On weekdays, I usually don’t eat that much carbs at night, simply because I don’t feel good going to bed on a full stomach and not only do I go to bed early (around 10pm) but again, I tend to be less active on weeknights. I’m not saying I eat low carb at night, I’m saying I eat lower carb. A perfect example of a weeknight dinner would be the following plate divided in three parts: 1/3 mixed green salad with raw hemp hearts with a drizzle of olive oil and apple cider vinegar, 1/3 oven roasted sweet potatoes and 1/3 vegetable and bean curry. If it was the weekend, the plate would be half potatoes, half curry and the raw mixed salad would be in a bowl on the side!
So this recipe is perfect for my weeknight dinners. And it’s gluten free. If however, you enjoy eating more carbs at night and that is how your own body thrives, then please, adjust this recipe and add rice instead of the cauliflower rice. The recipe will still be gluten free, as most rice brands are gluten free, and you’ll eat within your own macros.
It also makes great leftovers for lunch as the Biryani spices develop even more flavour overnight. In my family, spicy Indian food is always a huge hit so I make sure that I prepare plenty to have for lunch the next day, or if you’re like my husband, for breakfast!
I hope you guys enjoy this recipe. Leave me a comment and let me know what kind of dinners you like to have and what macro split works best for you.
- 2 acorn squash, washed and cut in half
- 4 Tbs olive oil, divided
- 1 large onion, diced
- 3 garlic gloves, minced
- 2 Cups porcini mushrooms, diced
- 1 medium zucchini, diced
- 1 cauliflower head, cut into large chunks
- 2-4 Tbs Biryani masala powder mix (depending on how spicy you like it)
- Salt and pepper to taste
- Preheat the oven at 375°.
- With a spoon, remove the seeds from the squash and keep for a later use.
- In a sheet pan, place the acorn squash halves and drizzle with 2 Tbs of olive oil, salt and pepper.
- Place in the oven and cook for 35 minutes.

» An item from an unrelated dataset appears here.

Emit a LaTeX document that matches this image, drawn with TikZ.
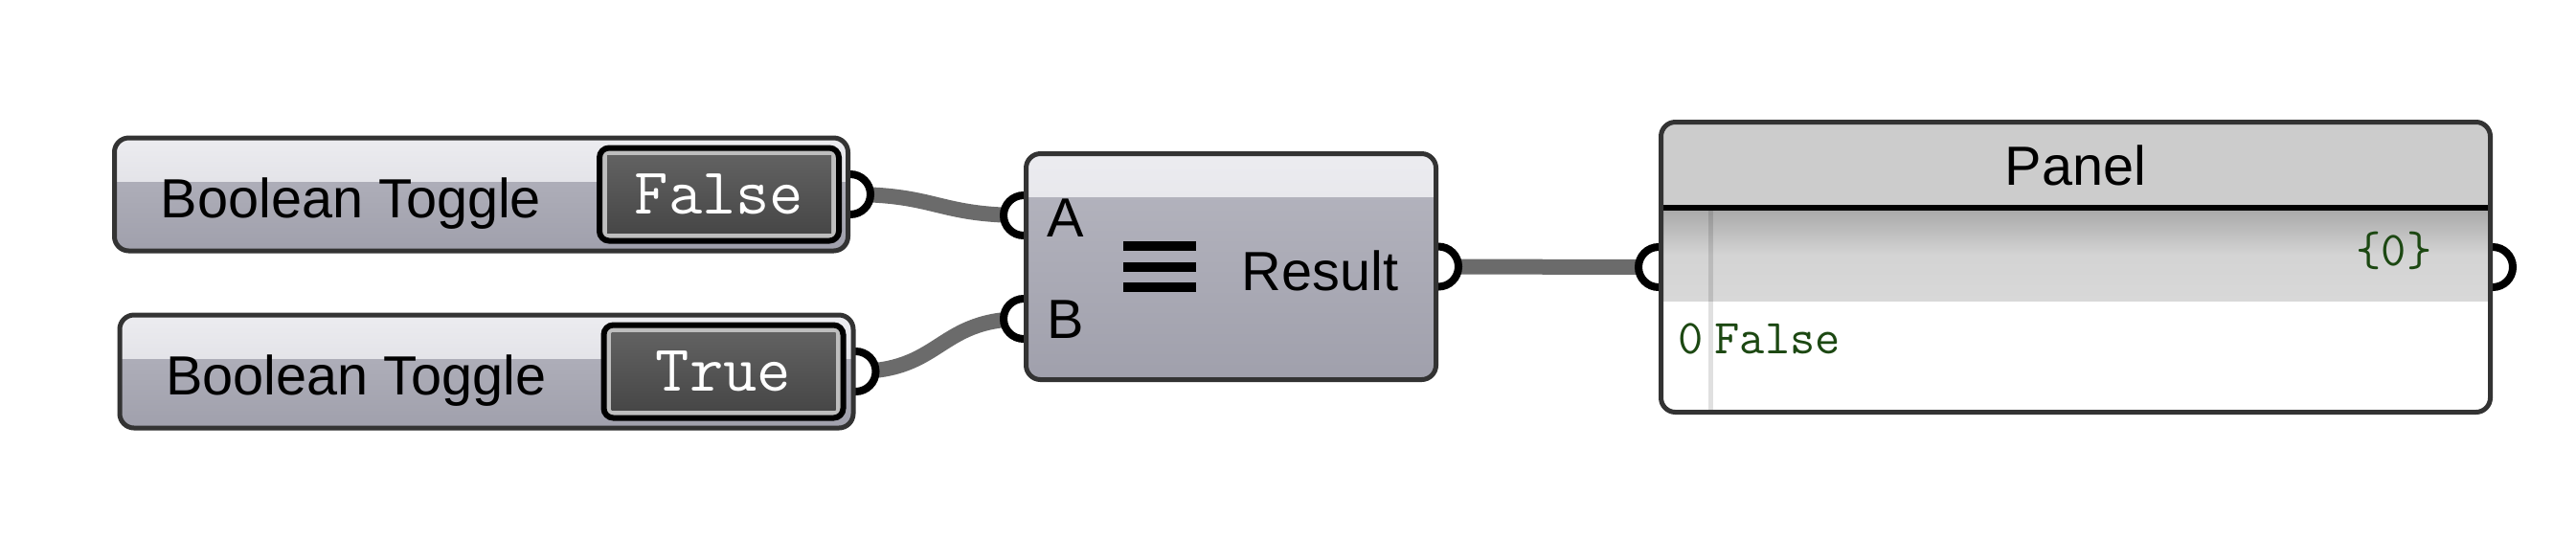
\documentclass[tikz,border=0pt]{standalone}
\usepackage{fontspec}
\newfontfamily\uifont{Liberation Sans}
\usepackage{tikz}
\usetikzlibrary{positioning,calc,backgrounds}
\usepackage{xcolor}
\definecolor{gedge}{RGB}{51,51,51}
\definecolor{hiA}{RGB}{236,236,240}
\definecolor{hiB}{RGB}{214,214,220}
\definecolor{bodyA}{RGB}{182,182,192}
\definecolor{bodyB}{RGB}{160,160,172}
\definecolor{valrim}{RGB}{190,190,190}
\definecolor{valA}{RGB}{100,100,100}
\definecolor{valB}{RGB}{68,68,68}
\definecolor{wirec}{RGB}{107,107,107}
\definecolor{pnlhead}{RGB}{204,204,204}
\definecolor{pnlbandA}{RGB}{168,168,168}
\definecolor{pnlbandB}{RGB}{216,216,216}
\definecolor{codegreen}{RGB}{28,72,18}
\tikzstyle{gbody} = [draw=gedge, line width=0.5mm, rounded corners=1.5mm, inner sep=0, top color=bodyA, bottom color=bodyB, path picture={\shade[sharp corners, top color=hiA, bottom color=hiB] (path picture bounding box.north west) rectangle ([yshift=-0.45cm]path picture bounding box.north east);}]
\tikzstyle{valuebox} = [draw=black, line width=0.6mm, fill=valrim, rounded corners=1mm, minimum width=2.5cm, minimum height=0.97cm, inner sep=0, text=white, font=\ttfamily\fontsize{19.5}{21}\selectfont, path picture={\shade[sharp corners, top color=valA, bottom color=valB] ([shift={(0.08,-0.08)}]path picture bounding box.north west) rectangle ([shift={(-0.08,0.08)}]path picture bounding box.south east);}]
\tikzstyle{uitext} = [inner sep=0, font=\uifont\fontsize{16.4}{19}\selectfont]
\tikzstyle{codetext} = [inner sep=0, text=codegreen, font=\ttfamily\fontsize{14.5}{16}\selectfont]
\tikzstyle{wire} = [line width=1.6mm, color=wirec]
\tikzstyle{port} = [draw=black, line width=0.8mm, fill=white]

\begin{document}
\begin{tikzpicture}
\useasboundingbox (0,0) rectangle (26.9,-5.62);
% Toggles
\node[gbody, minimum width=7.66cm, minimum height=1.18cm] (t1) at (5.025,-2.03) {};
\node[uitext, anchor=base west] at ($(t1.west)+(0.5,-0.24)$) {Boolean Toggle};
\node[valuebox, left=0.09cm of t1.east] (v1) {False};

\node[gbody, minimum width=7.66cm, minimum height=1.18cm] (t2) at (5.08,-3.88) {};
\node[uitext, anchor=base west] at ($(t2.west)+(0.5,-0.24)$) {Boolean Toggle};
\node[valuebox, left=0.1cm of t2.east] (v2) {True};

% Equality component
\node[gbody, minimum width=4.28cm, minimum height=2.36cm] (cmp) at (12.855,-2.785) {};
\coordinate (cmpA) at ($(cmp.west)+(0,0.535)$);
\coordinate (cmpB) at ($(cmp.west)+(0,-0.545)$);
\node[uitext, anchor=base west] at ($(cmp.north west)+(0.24,-0.89)$) {A};
\node[uitext, anchor=base west] at ($(cmp.north west)+(0.24,-1.95)$) {B};
\foreach \dy in {0.99,1.205,1.42}
  \draw[line width=1mm] ($(cmp.north west)+(1.04,-\dy)$) -- ++(0.76,0);
\node[uitext, anchor=base west] at ($(cmp.north west)+(2.27,-1.45)$) {Result};

% Panel
\node[draw=gedge, line width=0.5mm, rounded corners=1.5mm, fill=white, inner sep=0, minimum width=8.66cm, minimum height=3.03cm,
  path picture={
    \fill[sharp corners, pnlhead] (path picture bounding box.north west) rectangle ([yshift=-0.89cm]path picture bounding box.north east);
    \shade[sharp corners, top color=pnlbandA, bottom color=pnlbandB, middle color=pnlbandB!98!black] ([yshift=-0.9cm]path picture bounding box.north west) rectangle ([yshift=-1.87cm]path picture bounding box.north east);
    \fill[sharp corners, black, opacity=0.12] ([xshift=0.49cm,yshift=-0.9cm]path picture bounding box.north west) rectangle ([xshift=0.54cm]path picture bounding box.south west);
    \draw[black, line width=0.6mm] ([yshift=-0.89cm]path picture bounding box.north west) -- ([yshift=-0.89cm]path picture bounding box.north east);
  }] (pnl) at (21.675,-2.79) {};
\node[uitext, anchor=base] at ($(pnl.north)+(0,-0.68)$) {Panel};
\node[codetext, anchor=base east] at ($(pnl.north east)+(-0.63,-1.52)$) {\{0\}};
\node[codetext, anchor=base west] at ($(pnl.north west)+(0.2,-2.44)$) {0};
\node[codetext, anchor=base west] at ($(pnl.north west)+(0.58,-2.44)$) {False};

% Wires and ports
\begin{scope}[on background layer]
\draw[wire] (t1.east) .. controls +(0.9,0) and +(-0.9,0) .. (cmpA);
\draw[wire] (t2.east) .. controls +(0.9,0) and +(-0.9,0) .. (cmpB);
\draw[wire] (cmp.east) -- (pnl.west);
\foreach \p in {t1.east,t2.east,cmpA,cmpB,cmp.east,pnl.west,pnl.east}
  \draw[port] (\p) circle (0.21);
\end{scope}
\end{tikzpicture}
\end{document}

- While the squash in cooking, prepare the Biryani cauliflower rice.
- In a food processor with an S blade, pulse the cauliflower chunks until you get a rice like consistency. This may take 2-3 times, scraping the bottom of the processor with a spatula to get all the cauliflower chunks. Set aside.
- In pan, heat 1 Tbs of olive oil over medium high heat.
- Add the garlic and onion and stir. Cook for 3 minutes.
- Add the mushrooms and cook for another 3 minutes.
- Add the zucchini and cook for another 5 minutes, stirring frequently to prevent the vegetables from burning.
- Remove the pan from heat and pour the vegetables into a mixing bowl. Set aside.
- Bring the pan back on the heat and add the remaining 1 Tbs of olive oil.
- Add the cauliflower rice and stir. Cook for 5 minutes.
- Add the vegetables back into the pan with the cauliflower rice and add the Biryani masala powder mix.
- Salt and pepper to taste and remove from heat.
- When the 35 minutes is up, remove the squash from the oven.
- With a large spoon, very carefully scoop some of the squash meat out to create a nice hallow bowl.
- Add the squash meat to the cauliflower rice and stir.
- Add the cauliflower rice into the acorn squash bowl and out back in the oven.
- Set the oven on broil and cook for 5 minutes, watching over carefully so the squash or cauliflower doesn’t burn.
- Remove from oven and let cool for 5 minutes.